Extract each line of the material that follows exactly and omit its pictures.

* Begin Dataset excerpt *

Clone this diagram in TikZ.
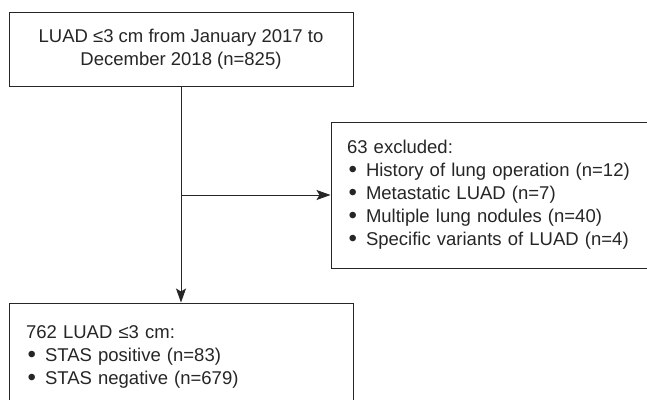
\documentclass[tikz,border=0pt]{standalone}
\usepackage{fontspec}
\setmainfont{Liberation Sans}
\usetikzlibrary{arrows.meta}
\newcommand\bitem[1]{\makebox[19pt][l]{\hspace{1.5pt}\raisebox{-0.6pt}{\scalebox{1.3}{•}}}#1}
\begin{document}
\begin{tikzpicture}[x=1pt,y=-1pt,
  box/.style={draw=black!85, line width=1pt, inner sep=0pt, text=black!85, font=\fontsize{18.5}{23}\selectfont},
  arr/.style={draw=black!85, line width=1pt, -{Stealth[length=14pt,width=10pt,inset=3pt]}}]
\useasboundingbox[clip] (0,0) rectangle (647,399);
\fill[white] (0,0) rectangle (647,399);
\node[box, minimum width=344pt, minimum height=74pt, align=center] (top) at (181,49)
  {LUAD ≤3 cm from January 2017 to\\December 2018 (n=825)};
\node[box, minimum width=329pt, minimum height=146pt, text width=297pt, align=left] (excl) at (495.5,195)
  {63 excluded:\\
   \bitem{History of lung operation (n=12)}\\
   \bitem{Metastatic LUAD (n=7)}\\
   \bitem{Multiple lung nodules (n=40)}\\
   \bitem{Specific variants of LUAD (n=4)}};
\node[box, minimum width=344pt, minimum height=108pt, text width=310pt, align=left] (bot) at (181,357)
  {762 LUAD ≤3 cm:\\
   \bitem{STAS positive (n=83)}\\
   \bitem{STAS negative (n=679)}};
\draw[arr] (top) -- (bot);
\coordinate (j) at (top.south |- excl.west);
\draw[arr] (j) -- (excl.west);
\end{tikzpicture}
\end{document}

* End Dataset excerpt *

* [Solution for this exercise]:
Clone this diagram in TikZ.
\documentclass[tikz,border=0pt]{standalone}
\usepackage{fontspec}
\setmainfont{Liberation Sans}
\usetikzlibrary{arrows.meta}
\newcommand\bitem[1]{\makebox[19pt][l]{\hspace{1.5pt}\raisebox{-0.6pt}{\scalebox{1.3}{•}}}#1}
\begin{document}
\begin{tikzpicture}[x=1pt,y=-1pt,
  box/.style={draw=black!85, line width=1pt, inner sep=0pt, text=black!85, font=\fontsize{18.5}{23}\selectfont},
  arr/.style={draw=black!85, line width=1pt, -{Stealth[length=14pt,width=10pt,inset=3pt]}}]
\useasboundingbox[clip] (0,0) rectangle (647,399);
\fill[white] (0,0) rectangle (647,399);
\node[box, minimum width=344pt, minimum height=74pt, align=center] (top) at (181,49)
  {LUAD ≤3 cm from January 2017 to\\December 2018 (n=825)};
\node[box, minimum width=329pt, minimum height=146pt, text width=297pt, align=left] (excl) at (495.5,195)
  {63 excluded:\\
   \bitem{History of lung operation (n=12)}\\
   \bitem{Metastatic LUAD (n=7)}\\
   \bitem{Multiple lung nodules (n=40)}\\
   \bitem{Specific variants of LUAD (n=4)}};
\node[box, minimum width=344pt, minimum height=108pt, text width=310pt, align=left] (bot) at (181,357)
  {762 LUAD ≤3 cm:\\
   \bitem{STAS positive (n=83)}\\
   \bitem{STAS negative (n=679)}};
\draw[arr] (top) -- (bot);
\coordinate (j) at (top.south |- excl.west);
\draw[arr] (j) -- (excl.west);
\end{tikzpicture}
\end{document}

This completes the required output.